Thanks. Thanks a lot.

Operator

Our final question comes from Alek Valero with Loop Capital. Please go ahead.

Speaker 15

Hey guys, thanks for taking my question. This is Alek on for Ananda. My question is; what is a good way to think about the GenAI impact to SYNNEX's revenue growth over the next few years from PCs, phones, and other offerings? Additionally, could you briefly address its impact on margins and the cash conversion cycle?

GenAI requires extensive compute and optimization of infrastructure. We expect benefits not only in software but also in necessary upgrades across servers, switches, and storage. Therefore, GenAI represents a significant opportunity for growth across most of our technology areas.

Rich Hume CEO

As we mentioned before, AI offers substantial growth potential, particularly for legacy products enhanced by AI. This enhancement will likely lead to more robust configurations across the board and could prompt an increase in ongoing demand. Regarding working capital conditions, we anticipate maintaining our current terms, though this could evolve as we progress. Historically, we've also observed a shift of legacy technologies to the channel with new technological advancements making these relationships fruitful for both parties.

Speaker 15

Awesome.
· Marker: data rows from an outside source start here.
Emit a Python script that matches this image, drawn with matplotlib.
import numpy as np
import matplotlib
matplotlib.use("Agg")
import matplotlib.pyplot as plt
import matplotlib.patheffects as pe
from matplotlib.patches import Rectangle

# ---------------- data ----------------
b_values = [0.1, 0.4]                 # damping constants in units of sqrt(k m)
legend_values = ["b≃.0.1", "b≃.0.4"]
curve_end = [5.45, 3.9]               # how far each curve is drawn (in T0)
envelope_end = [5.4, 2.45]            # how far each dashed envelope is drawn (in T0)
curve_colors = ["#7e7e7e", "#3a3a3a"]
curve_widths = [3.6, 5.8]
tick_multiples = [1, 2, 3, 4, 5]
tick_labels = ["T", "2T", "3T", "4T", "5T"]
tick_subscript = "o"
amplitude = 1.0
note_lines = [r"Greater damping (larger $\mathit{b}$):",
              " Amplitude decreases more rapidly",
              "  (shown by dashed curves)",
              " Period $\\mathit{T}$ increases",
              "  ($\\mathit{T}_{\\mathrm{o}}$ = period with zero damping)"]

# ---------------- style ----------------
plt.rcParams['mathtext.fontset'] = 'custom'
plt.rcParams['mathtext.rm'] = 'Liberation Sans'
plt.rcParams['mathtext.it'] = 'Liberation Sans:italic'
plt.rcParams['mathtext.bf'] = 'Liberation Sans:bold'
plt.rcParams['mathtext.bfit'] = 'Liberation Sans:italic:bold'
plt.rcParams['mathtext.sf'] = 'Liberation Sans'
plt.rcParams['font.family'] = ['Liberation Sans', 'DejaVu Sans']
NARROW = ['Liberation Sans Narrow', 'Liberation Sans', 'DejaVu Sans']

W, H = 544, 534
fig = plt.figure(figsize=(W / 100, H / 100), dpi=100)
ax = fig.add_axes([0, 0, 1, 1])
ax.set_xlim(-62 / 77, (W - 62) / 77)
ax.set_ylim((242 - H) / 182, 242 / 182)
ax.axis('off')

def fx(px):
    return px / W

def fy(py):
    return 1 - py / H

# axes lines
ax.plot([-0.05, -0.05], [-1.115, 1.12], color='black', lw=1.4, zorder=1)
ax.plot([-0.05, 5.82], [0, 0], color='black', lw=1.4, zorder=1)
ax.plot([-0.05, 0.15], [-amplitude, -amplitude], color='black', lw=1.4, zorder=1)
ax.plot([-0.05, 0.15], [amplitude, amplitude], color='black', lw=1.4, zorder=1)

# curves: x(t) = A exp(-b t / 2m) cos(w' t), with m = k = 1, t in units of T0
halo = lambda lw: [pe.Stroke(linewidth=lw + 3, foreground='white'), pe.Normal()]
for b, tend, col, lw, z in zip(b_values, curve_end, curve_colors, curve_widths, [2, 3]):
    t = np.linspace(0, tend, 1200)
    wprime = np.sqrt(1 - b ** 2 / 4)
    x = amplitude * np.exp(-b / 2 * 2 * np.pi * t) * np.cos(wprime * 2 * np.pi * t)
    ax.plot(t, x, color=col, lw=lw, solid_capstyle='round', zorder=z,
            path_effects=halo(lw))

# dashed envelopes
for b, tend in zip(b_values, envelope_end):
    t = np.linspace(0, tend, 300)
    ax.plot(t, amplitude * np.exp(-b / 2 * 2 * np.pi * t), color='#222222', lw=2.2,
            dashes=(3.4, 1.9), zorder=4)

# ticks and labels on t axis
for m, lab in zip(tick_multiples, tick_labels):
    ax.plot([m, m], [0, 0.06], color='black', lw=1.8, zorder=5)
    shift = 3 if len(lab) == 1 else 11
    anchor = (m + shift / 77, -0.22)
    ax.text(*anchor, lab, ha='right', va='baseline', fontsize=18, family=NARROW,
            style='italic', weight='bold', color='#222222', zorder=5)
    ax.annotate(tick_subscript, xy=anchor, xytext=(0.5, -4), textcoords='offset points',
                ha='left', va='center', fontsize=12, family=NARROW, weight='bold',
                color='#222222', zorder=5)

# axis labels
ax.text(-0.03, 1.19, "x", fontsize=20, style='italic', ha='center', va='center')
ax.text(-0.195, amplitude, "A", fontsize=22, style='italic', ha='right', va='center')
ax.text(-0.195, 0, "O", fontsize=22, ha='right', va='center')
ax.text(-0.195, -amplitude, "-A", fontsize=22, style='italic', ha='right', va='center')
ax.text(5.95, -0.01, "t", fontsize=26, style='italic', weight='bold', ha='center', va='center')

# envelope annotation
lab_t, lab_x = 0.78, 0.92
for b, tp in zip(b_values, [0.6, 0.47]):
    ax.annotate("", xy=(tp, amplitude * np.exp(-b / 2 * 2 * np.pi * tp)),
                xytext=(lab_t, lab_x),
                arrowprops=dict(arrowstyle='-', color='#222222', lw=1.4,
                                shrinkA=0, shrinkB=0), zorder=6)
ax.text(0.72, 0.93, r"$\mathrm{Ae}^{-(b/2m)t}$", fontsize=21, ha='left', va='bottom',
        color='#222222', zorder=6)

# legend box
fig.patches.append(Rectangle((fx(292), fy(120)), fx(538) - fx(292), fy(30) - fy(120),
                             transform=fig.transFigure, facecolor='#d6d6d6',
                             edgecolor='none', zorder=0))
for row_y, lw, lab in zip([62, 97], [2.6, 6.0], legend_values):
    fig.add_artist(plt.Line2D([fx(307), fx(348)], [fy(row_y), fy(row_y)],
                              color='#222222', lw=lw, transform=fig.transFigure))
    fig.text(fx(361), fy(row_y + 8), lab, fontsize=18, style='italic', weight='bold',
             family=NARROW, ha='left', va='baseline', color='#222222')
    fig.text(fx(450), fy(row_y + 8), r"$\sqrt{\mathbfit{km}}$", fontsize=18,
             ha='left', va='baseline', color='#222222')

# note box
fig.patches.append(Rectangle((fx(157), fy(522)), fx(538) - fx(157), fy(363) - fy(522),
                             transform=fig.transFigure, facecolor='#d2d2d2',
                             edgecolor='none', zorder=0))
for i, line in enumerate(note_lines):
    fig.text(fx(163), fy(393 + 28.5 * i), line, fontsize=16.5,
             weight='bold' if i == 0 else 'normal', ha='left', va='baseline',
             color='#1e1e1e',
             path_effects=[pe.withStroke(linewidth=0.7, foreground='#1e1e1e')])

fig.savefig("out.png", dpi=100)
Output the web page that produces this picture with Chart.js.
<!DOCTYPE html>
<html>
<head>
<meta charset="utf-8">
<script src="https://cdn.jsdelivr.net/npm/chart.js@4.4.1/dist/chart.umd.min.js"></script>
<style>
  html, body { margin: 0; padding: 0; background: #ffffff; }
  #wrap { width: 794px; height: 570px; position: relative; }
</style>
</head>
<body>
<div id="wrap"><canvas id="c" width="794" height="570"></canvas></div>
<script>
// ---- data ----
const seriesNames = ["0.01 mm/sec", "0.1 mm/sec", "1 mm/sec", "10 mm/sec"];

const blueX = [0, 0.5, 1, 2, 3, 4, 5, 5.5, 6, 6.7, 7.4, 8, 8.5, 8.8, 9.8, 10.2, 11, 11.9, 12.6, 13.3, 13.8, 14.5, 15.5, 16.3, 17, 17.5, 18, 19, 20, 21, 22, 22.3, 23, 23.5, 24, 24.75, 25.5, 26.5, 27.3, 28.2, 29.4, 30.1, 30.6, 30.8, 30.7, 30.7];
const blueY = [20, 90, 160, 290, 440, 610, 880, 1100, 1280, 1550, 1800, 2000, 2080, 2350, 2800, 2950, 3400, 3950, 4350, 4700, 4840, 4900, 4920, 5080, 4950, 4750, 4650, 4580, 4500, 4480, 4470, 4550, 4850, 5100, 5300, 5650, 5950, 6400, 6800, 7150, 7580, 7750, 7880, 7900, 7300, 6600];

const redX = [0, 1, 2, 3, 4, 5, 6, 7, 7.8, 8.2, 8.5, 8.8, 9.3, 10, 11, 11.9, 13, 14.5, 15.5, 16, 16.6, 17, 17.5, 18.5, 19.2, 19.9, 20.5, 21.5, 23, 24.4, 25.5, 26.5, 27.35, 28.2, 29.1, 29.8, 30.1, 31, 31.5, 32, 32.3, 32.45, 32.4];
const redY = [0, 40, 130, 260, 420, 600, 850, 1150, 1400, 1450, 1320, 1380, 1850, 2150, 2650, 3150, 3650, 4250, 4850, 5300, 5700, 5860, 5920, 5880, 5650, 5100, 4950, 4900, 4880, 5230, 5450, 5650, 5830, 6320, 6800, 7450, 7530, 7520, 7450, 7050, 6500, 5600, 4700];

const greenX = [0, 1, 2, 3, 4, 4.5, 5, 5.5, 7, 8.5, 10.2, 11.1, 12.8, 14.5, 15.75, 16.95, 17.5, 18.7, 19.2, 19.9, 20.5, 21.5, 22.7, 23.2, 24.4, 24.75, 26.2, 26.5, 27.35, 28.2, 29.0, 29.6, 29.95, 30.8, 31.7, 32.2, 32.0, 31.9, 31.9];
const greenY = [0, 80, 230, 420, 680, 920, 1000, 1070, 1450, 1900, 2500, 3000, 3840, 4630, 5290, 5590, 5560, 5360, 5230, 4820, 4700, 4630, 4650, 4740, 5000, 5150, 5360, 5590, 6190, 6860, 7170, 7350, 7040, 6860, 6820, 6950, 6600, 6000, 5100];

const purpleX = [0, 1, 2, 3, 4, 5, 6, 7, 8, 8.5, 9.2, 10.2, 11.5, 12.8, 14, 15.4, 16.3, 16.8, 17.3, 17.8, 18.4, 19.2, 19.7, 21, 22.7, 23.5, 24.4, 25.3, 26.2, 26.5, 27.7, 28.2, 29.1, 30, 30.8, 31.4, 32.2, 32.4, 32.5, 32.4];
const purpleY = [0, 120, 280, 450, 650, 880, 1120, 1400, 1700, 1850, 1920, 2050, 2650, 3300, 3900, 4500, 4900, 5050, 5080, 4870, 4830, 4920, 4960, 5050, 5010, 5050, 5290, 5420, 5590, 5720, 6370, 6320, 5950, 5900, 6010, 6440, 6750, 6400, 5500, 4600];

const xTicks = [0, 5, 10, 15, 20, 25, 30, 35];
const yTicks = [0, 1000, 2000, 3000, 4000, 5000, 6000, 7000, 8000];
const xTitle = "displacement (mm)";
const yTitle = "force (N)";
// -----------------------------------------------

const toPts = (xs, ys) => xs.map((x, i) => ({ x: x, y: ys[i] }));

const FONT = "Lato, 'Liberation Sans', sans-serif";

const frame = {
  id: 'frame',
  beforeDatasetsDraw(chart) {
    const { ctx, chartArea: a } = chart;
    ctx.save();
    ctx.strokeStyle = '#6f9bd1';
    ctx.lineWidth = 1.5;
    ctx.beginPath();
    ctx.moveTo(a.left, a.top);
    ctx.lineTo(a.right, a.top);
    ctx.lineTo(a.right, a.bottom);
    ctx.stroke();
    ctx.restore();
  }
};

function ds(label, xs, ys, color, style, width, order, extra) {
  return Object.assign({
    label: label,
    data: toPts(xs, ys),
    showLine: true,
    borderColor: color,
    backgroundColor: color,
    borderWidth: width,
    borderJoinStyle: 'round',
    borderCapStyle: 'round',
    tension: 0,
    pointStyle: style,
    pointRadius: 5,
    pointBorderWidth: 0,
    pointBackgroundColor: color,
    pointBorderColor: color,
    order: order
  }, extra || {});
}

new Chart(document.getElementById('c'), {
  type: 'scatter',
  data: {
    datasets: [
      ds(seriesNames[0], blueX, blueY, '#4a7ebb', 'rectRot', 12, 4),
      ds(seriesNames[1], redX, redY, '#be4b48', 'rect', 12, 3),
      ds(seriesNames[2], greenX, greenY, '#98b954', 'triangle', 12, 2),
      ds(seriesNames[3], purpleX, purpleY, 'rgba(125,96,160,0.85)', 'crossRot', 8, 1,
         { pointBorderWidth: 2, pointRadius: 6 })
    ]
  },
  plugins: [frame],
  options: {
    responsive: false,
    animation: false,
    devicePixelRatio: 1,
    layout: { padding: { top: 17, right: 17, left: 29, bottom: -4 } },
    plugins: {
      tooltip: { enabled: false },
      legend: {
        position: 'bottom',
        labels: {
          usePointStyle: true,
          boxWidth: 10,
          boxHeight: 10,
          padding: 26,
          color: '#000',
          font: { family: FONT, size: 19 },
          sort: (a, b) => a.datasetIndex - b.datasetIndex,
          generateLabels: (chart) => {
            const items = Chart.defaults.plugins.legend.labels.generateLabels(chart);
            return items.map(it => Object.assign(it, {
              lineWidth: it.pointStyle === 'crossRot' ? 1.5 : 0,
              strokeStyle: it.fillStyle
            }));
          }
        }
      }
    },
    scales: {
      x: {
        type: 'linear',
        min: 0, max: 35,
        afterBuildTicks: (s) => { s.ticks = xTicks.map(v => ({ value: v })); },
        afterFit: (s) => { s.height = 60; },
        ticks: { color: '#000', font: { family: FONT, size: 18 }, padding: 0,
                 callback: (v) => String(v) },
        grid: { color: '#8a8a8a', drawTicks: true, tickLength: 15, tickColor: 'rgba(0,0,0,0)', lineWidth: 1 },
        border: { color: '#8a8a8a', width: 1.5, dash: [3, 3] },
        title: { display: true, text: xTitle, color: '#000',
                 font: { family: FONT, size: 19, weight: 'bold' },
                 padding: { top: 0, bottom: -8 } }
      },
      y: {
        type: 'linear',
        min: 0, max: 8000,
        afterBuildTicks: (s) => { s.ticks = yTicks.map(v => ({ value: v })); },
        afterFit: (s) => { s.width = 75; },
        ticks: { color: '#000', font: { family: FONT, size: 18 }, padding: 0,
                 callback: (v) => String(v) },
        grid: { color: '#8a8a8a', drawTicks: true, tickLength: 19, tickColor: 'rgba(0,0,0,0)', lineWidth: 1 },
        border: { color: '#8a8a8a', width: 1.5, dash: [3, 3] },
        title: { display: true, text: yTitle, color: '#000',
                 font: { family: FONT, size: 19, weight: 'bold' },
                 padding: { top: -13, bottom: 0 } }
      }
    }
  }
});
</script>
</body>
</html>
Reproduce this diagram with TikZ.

Very helpful, guys. Thank you very much.

Operator

This concludes the question-and-answer session. I will now turn the call back over to Rich for closing remarks.

Rich Hume CEO

I'd like to thank all of our TD SYNNEX coworkers around the world for all that they do in dedicating themselves to our customers, vendors, and shareholders. Obviously, they're the ones that make it happen day in and day out. Thank you all for being part of this journey with us; we appreciate your continued engagement and interest in TD SYNNEX. With that, I wish you all a great day. Thank you very much.

Operator

This concludes today's conference call. You may now disconnect. Have a nice day.